‘Reasonable’ doubts spark second Kathleen Folbigg inquiry

Kathleen Folbigg said she grieved for her children and "I miss them and love them terribly".

Kathleen Folbigg said she grieved for her children and "I miss them and love them terribly". Photo: AAP

An inquiry into Kathleen Folbigg’s convictions for the deaths of her four children has heard a “reasonable hypothesis” could cast doubt on her guilt.

Experts are expected to give conflicting evidence on newly identified genetic variants and her diaries used at trial.

Folbigg was convicted in 2003 for the manslaughter of her son Caleb, and the murder of her other son Patrick and two daughters Sarah and Laura.

The children died separately over a decade, aged between 19 days and 18 months old.

Folbigg’s convictions were subject to an inquiry conducted by former NSW District Court chief judge Reg Blanch in July 2019 which concluded her guilt was “even more certain”.

NSW Governor Margaret Beazley ordered a fresh inquiry in May following a petition from scientists after the emergence of new evidence around genetic variants identified in Folbigg and her children.

Former chief justice Tom Bathurst KC has been tasked with forming a view about whether there is any reasonable doubt about Folbigg’s guilt.

Professors Mette Nyegaard and Michael Toft Overgaard, two Danish researchers who first made the “extremely surprising” discovery that genetic variants could effect production of the calcium-binding protein calmodulin, previously told the inquiry it was likely the genetic mutation could have caused the death of Sarah and Laura.

The inquiry sat for two days in November and resumed on Monday.

Counsel assisting the inquiry, Sophie Callan SC, said other genetic experts giving evidence this week will tell the inquiry the variant identified in Folbigg and her two daughters could be a likely cause of infant deaths.

All four children, but not their mother, also carried another genetic variant, identified in 2018, which could be an aggravating factor in cardiac death, experts will tell the inquiry.

Cardiovascular experts will raise doubts about the calmodulin-affecting variant’s ability to cause disease or death, and its significance.

“The fact a carrier, Kathleen Folbigg, is alive and healthy suggests it is benign,” Ms Callan said on Monday, summarising the expected expert evidence.

She said no witness is expected to give definitive evidence about the causes of death and Mr Bathurst will have to exercise judgment.

“There’s, even on this evidence, whichever way you look at it, a reasonable hypothesis inconsistent with guilt?” Mr Bathurst asked the counsel assisting.

“Yes Your Honour, in my submission that is the effect of the evidence,” Ms Callan said.

The Danish researchers returned to give further evidence on Monday, addressing some issues identified by other experts yet to appear.
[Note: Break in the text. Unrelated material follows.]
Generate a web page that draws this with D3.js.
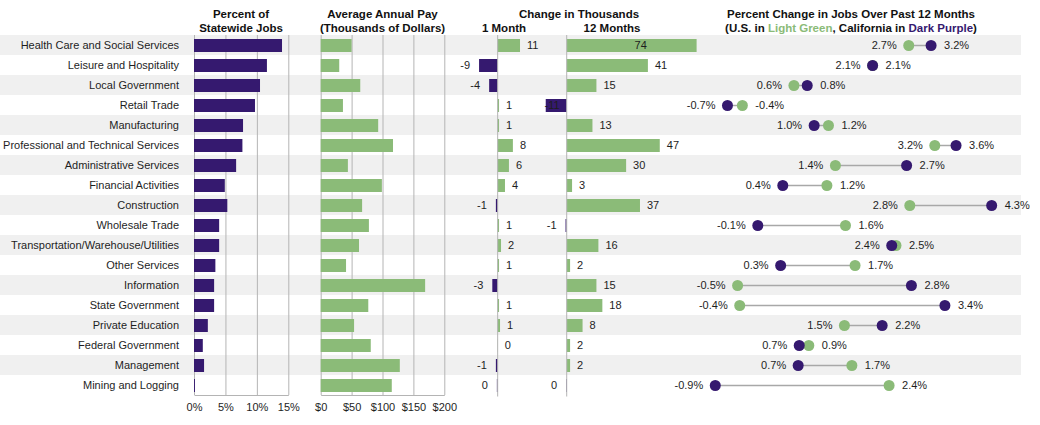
<!DOCTYPE html>
<html>
<head>
<meta charset="utf-8">
<script src="https://cdn.jsdelivr.net/npm/d3@7"></script>
<style>
  body { margin: 0; background: #fff; }
  svg { display: block; font-family: "Liberation Sans", Arial, sans-serif; }
</style>
</head>
<body>
<svg id="chart" width="1040" height="425"></svg>
<script>
// data
const industries = [
  "Health Care and Social Services", "Leisure and Hospitality", "Local Government",
  "Retail Trade", "Manufacturing", "Professional and Technical Services",
  "Administrative Services", "Financial Activities", "Construction", "Wholesale Trade",
  "Transportation/Warehouse/Utilities", "Other Services", "Information",
  "State Government", "Private Education", "Federal Government", "Management",
  "Mining and Logging"
];
const shareOfJobs = [14.0, 11.6, 10.5, 9.7, 7.8, 7.7, 6.7, 4.9, 5.3, 4.0, 4.0, 3.4, 3.2, 3.2, 2.2, 1.4, 1.6, 0.15];
const avgPay = [50, 30, 64, 36, 93, 117, 44, 99, 67, 78, 62, 41, 169, 77, 54, 81, 128, 115];
const change1Month = [11.3, -9.4, -4.3, 0.7, 0.7, 7.7, 5.7, 3.7, -0.9, 0.7, 1.7, 0.7, -2.7, 0.7, 1.2, 0.1, -0.9, -0.4];
const change12Months = [74, 41, 15, -10.6, 13, 47, 30, 2.7, 37, -0.6, 16, 1.7, 15, 18, 8, 1.7, 1.7, -0.3];
const usPctChange = [2.74, 2.06, 0.58, -0.39, 1.23, 3.23, 1.36, 1.20, 2.76, 1.55, 2.50, 1.73, -0.48, -0.44, 1.53, 0.86, 1.67, 2.37];
const caPctChange = [3.16, 2.06, 0.83, -0.67, 0.96, 3.63, 2.70, 0.37, 4.30, -0.10, 2.42, 0.33, 2.79, 3.42, 2.24, 0.68, 0.66, -0.90];
const shareTicks = [0, 5, 10, 15];
const payTicks = [0, 50, 100, 150, 200];

const purple = "#35196f";
const green = "#8bbb78";
const gridColor = "#b4b4b4";
const textColor = "#1e1e1e";

const rows = industries.map((name, i) => ({
  name, i,
  share: shareOfJobs[i], pay: avgPay[i],
  m1: change1Month[i], m12: change12Months[i],
  us: usPctChange[i], ca: caPctChange[i]
}));

const svg = d3.select("#chart");
const plotTop = 35, plotBottom = 395;

const y = d3.scaleBand().domain(industries).range([plotTop, plotBottom]);
const xShare = d3.scaleLinear().domain([0, 15]).range([194, 288.3]);
const xPay = d3.scaleLinear().domain([0, 200]).range([320.7, 444.3]);
const x1m = d3.scaleLinear().domain([-25, 35]).range([448.2, 566.9]);
const x12m = d3.scaleLinear().domain([-14, 65.6]).range([539, 696.6]).clamp(true);
const xPct = d3.scaleLinear().domain([-1, 4.5]).range([709.95, 1002.3]);

const barH = 13, barOff = 4;

// row stripes
svg.append("g").selectAll("rect")
  .data(rows.filter(d => d.i % 2 === 0))
  .enter().append("rect")
  .attr("x", 0).attr("width", 1021)
  .attr("y", d => y(d.name)).attr("height", y.bandwidth())
  .attr("fill", "#f0f0f0");

// headers
const head = svg.append("g")
  .style("font-size", "11.5px").style("font-weight", "bold")
  .attr("fill", "#111").attr("text-anchor", "middle");

head.append("text").attr("x", 241).attr("y", 17.5).text("Percent of");
head.append("text").attr("x", 241).attr("y", 32).text("Statewide Jobs");
head.append("text").attr("x", 382.5).attr("y", 17.5).text("Average Annual Pay");
head.append("text").attr("x", 382.5).attr("y", 32).text("(Thousands of Dollars)");
head.append("text").attr("x", 579).attr("y", 17.5).text("Change in Thousands");
head.append("text").attr("x", 504).attr("y", 32).text("1 Month");
head.append("text").attr("x", 612).attr("y", 32).text("12 Months");
head.append("text").attr("x", 851).attr("y", 17.5).text("Percent Change in Jobs Over Past 12 Months");
const legend = head.append("text").attr("x", 851).attr("y", 32);
legend.append("tspan").text("(U.S. in ");
legend.append("tspan").attr("fill", green).text("Light Green");
legend.append("tspan").text(", California in ");
legend.append("tspan").attr("fill", purple).text("Dark Purple");
legend.append("tspan").text(")");

// category names
svg.append("g").selectAll("text")
  .data(rows).enter().append("text")
  .attr("x", 179)
  .attr("y", d => y(d.name) + y.bandwidth() / 2)
  .attr("dy", "0.36em")
  .attr("text-anchor", "end")
  .style("font-size", "11px")
  .attr("fill", textColor)
  .text(d => d.name);

// axes with full-height gridlines, drawn behind bars
function gridAxis(scale, ticks, fmt) {
  const ax = svg.append("g")
    .attr("transform", `translate(0,${plotBottom})`)
    .call(d3.axisBottom(scale).tickValues(ticks).tickFormat(fmt)
      .tickSize(-(plotBottom - plotTop)).tickSizeOuter(0).tickPadding(8));
  ax.selectAll("line").attr("stroke", gridColor);
  ax.select(".domain").attr("stroke", gridColor);
  ax.selectAll("text")
    .style("font-size", "11px")
    .style("font-family", "\"Liberation Sans\", Arial, sans-serif")
    .attr("fill", textColor);
}
gridAxis(xShare, shareTicks, d => d + "%");
gridAxis(xPay, payTicks, d => "$" + d);

// percent of statewide jobs
svg.append("g").selectAll("rect")
  .data(rows).enter().append("rect")
  .attr("x", xShare(0))
  .attr("y", d => y(d.name) + barOff)
  .attr("width", d => xShare(d.share) - xShare(0))
  .attr("height", barH)
  .attr("fill", purple);

// average annual pay
svg.append("g").selectAll("rect")
  .data(rows).enter().append("rect")
  .attr("x", xPay(0))
  .attr("y", d => y(d.name) + barOff)
  .attr("width", d => xPay(d.pay) - xPay(0))
  .attr("height", barH)
  .attr("fill", green);

// change in thousands, two panels on a shared unit
function changePanel(scale, key) {
  const g = svg.append("g");
  const hi = scale.domain()[1];
  const left = scale.range()[0];

  g.selectAll("rect")
    .data(rows).enter().append("rect")
    .attr("x", d => scale(Math.min(0, d[key])))
    .attr("y", d => y(d.name) + barOff)
    .attr("width", d => Math.abs(scale(d[key]) - scale(0)))
    .attr("height", barH)
    .attr("fill", d => d[key] < 0 ? purple : green);

  g.append("line")
    .attr("x1", scale(0)).attr("x2", scale(0))
    .attr("y1", plotTop).attr("y2", plotBottom + 1.5)
    .attr("stroke", gridColor);

  g.selectAll("text")
    .data(rows).enter().append("text")
    .attr("y", d => y(d.name) + y.bandwidth() / 2)
    .attr("dy", "0.36em")
    .style("font-size", "11px")
    .attr("fill", textColor)
    .each(function(d) {
      const v = d[key];
      const label = String(Math.round(v));
      const t = d3.select(this).text(label);
      if (v > hi) {
        t.attr("text-anchor", "middle").attr("x", (scale(0) + scale(v)) / 2 + 9);
      } else if (v < 0) {
        let x = scale(v) - 9;
        if (x - label.length * 6.1 < left) x = scale(0) - 7;
        t.attr("text-anchor", "end").attr("x", x);
      } else {
        t.attr("text-anchor", "start").attr("x", scale(v) + 7);
      }
    });
}
changePanel(x1m, "m1");
changePanel(x12m, "m12");

// percent change dumbbells
const fmtPct = v => v.toFixed(1) + "%";
const dumb = svg.append("g");
const cy = d => y(d.name) + y.bandwidth() / 2 + 0.5;

dumb.selectAll("line")
  .data(rows).enter().append("line")
  .attr("x1", d => xPct(d.us)).attr("x2", d => xPct(d.ca))
  .attr("y1", cy).attr("y2", cy)
  .attr("stroke", "#a8a8a8").attr("stroke-width", 1.5);

dumb.selectAll(".us")
  .data(rows).enter().append("circle")
  .attr("class", "us")
  .attr("cx", d => xPct(d.us)).attr("cy", cy).attr("r", 5.5)
  .attr("fill", green);

dumb.selectAll(".ca")
  .data(rows).enter().append("circle")
  .attr("class", "ca")
  .attr("cx", d => xPct(d.ca)).attr("cy", cy).attr("r", 5.5)
  .attr("fill", purple);

dumb.selectAll(".lo")
  .data(rows).enter().append("text")
  .attr("class", "lo")
  .attr("x", d => xPct(Math.min(d.us, d.ca)) - 12)
  .attr("y", d => y(d.name) + y.bandwidth() / 2)
  .attr("dy", "0.36em")
  .attr("text-anchor", "end")
  .style("font-size", "11px")
  .attr("fill", textColor)
  .text(d => fmtPct(Math.min(d.us, d.ca)));

dumb.selectAll(".hi")
  .data(rows).enter().append("text")
  .attr("class", "hi")
  .attr("x", d => xPct(Math.max(d.us, d.ca)) + 13)
  .attr("y", d => y(d.name) + y.bandwidth() / 2)
  .attr("dy", "0.36em")
  .attr("text-anchor", "start")
  .style("font-size", "11px")
  .attr("fill", textColor)
  .text(d => fmtPct(Math.max(d.us, d.ca)));
</script>
</body>
</html>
Professor Overgaard said there had been “some reluctance” from others to rely on their analysis conducted in November, however the pair have not altered their previously expressed opinions.

Professor Nyegaard said another witness had miscited past work, where a variant was identified in one patient, and its link to a disease verified through a separate patient.

“This is kind of the gold standard with genetic studies so I think he just maybe didn’t read the full paper,” Professor Nyegaard said.

The inquiry will also consider Folbigg’s diaries, which Ms Callan said were relied upon at her trial as admissions of guilt.

“(Folbigg) squarely challenges that characterisation,” Ms Callan said.

Experts will give evidence the content of Folbigg’s diaries could be explained by complex PTSD and other mood disorders, however not all of them agree she satisfies the criteria for diagnosis.

Folbigg was originally sentenced to 40 years in prison, which was reduced on appeal to 30 years with a non-parole period of 25.

She is not eligible for parole until 2028.